Deep Dish delivers drama 'Glengarry Glen Ross'

There are a few givens when it comes to a David Mamet play: profanity, liberal doses of chauvinism, rhythmic and complex dialogue. And especially with Glengarry Glen Ross—arguably Mamet’s best, most famous work—the script will offer few surprises.

Regardless, these inevitabilities don’t make the piece any easier to perform. It is intricate and complicated with deftly intertwined lines that an unprepared or untalented actor will likely butcher. This just compounds the amount of credit due to the Deep Dish Theater Company, who are currently presenting Glengarry Glen Ross at their intimate theater inside Chapel Hill’s University Mall.

The play tells the story of a competition between four salesmen at a struggling real estate office in Chicago. The top producer gets a Cadillac, the second a set of steak knives and the other two pink slips. These stakes seem high enough in the abstract, but Mamet makes them a matter of life and death. Nothing less than the characters’ existences seem to be at risk.

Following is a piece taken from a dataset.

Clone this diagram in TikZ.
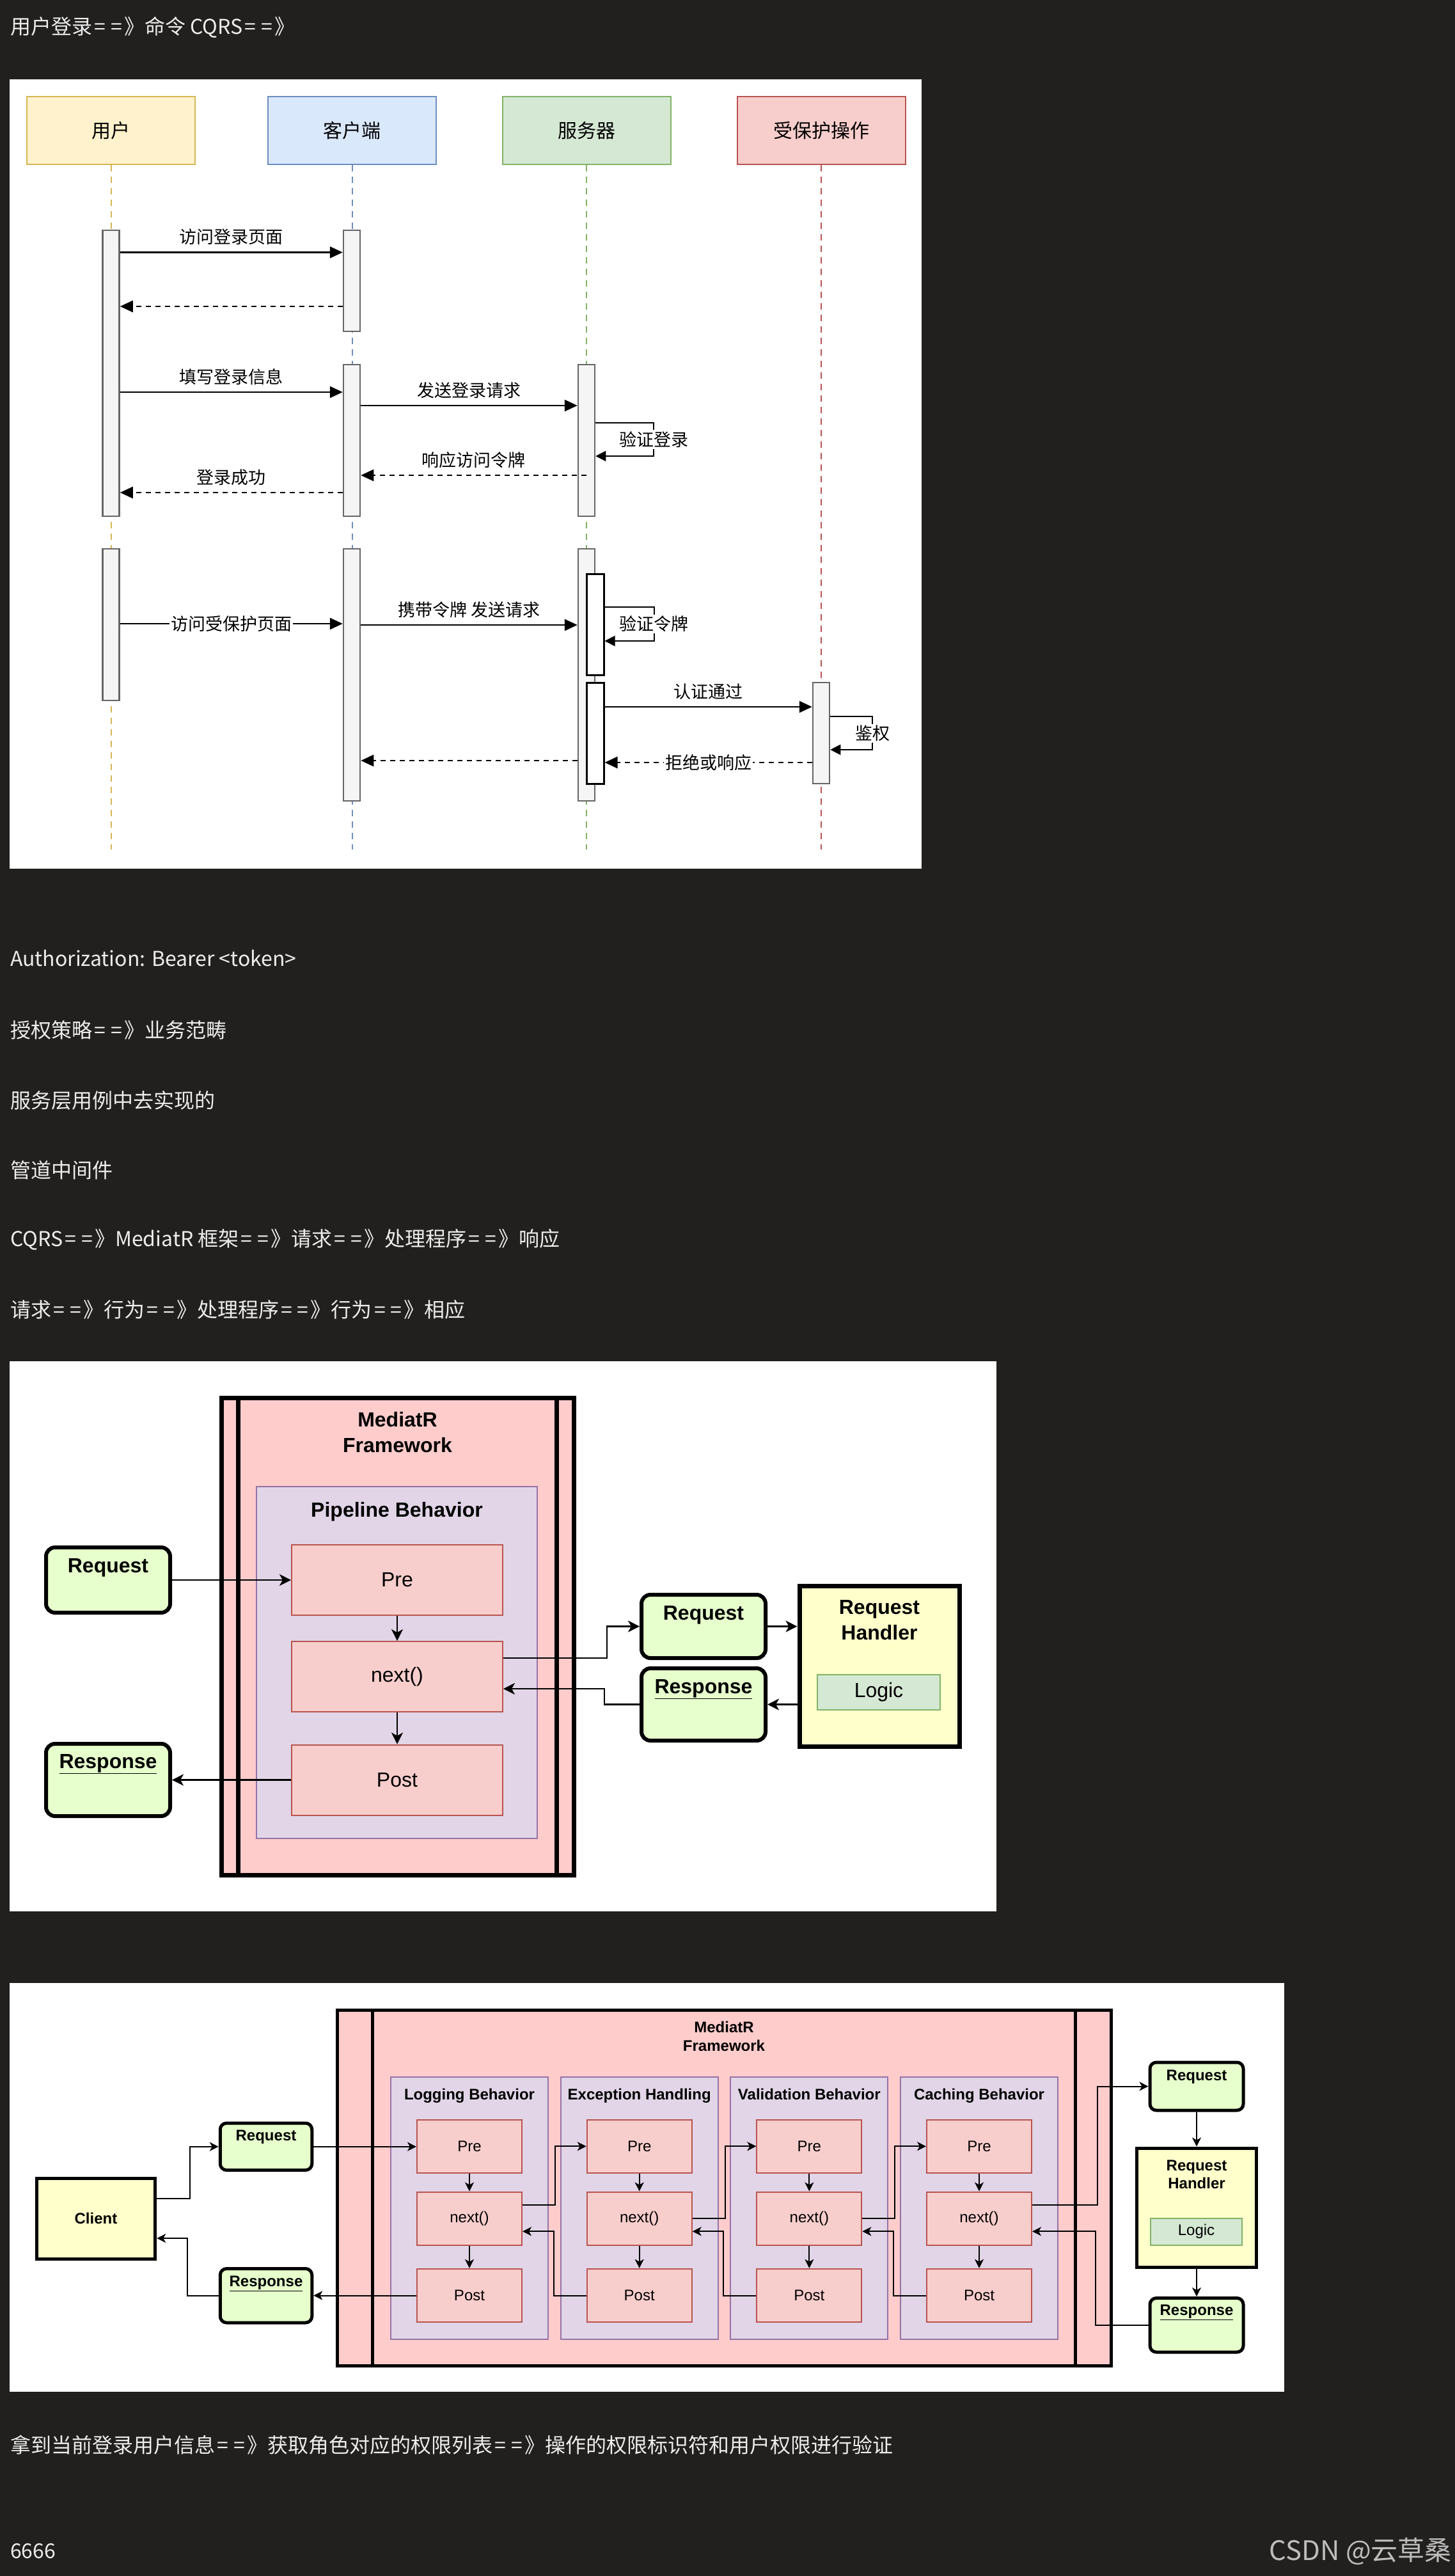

Such narrative intensity demands a similar velocity of performance, and the company sweats blood on their well-designed set. In particular, actors David Ring (Levene), John Murphy (Moss) and Joshua Purvis (Roma) are incendiary, and the one scene where all three are on stage at once is breathlessly intense. Although there are times when a subtler approach might have achieved an equally convincing—and probably more nuanced—effect, it’s enjoyable and enthralling to watch the characters dress each other down with the full brutality of Mamet’s hypermasculine ego.

The other actors hold their own as well, particularly Byron Jennings as Williamson; Jennings’ handling of the character’s delayed comeuppance recalls Kevin Spacey’s performance in the brilliant 1992 film adaptation. That said, there were times when a few of the more minor parts seemed to lose the thread of conversation, though these snags were usually trivial. 

The set, a dimly lit, generic Chinese restaurant prior to intermission and a squalorous and ransacked office post-break, is atmospheric and eye-catching. They supply a gritty realism to the characters’ diatribes and lectures, a reality that is beautifully phrased and viscerally wrought.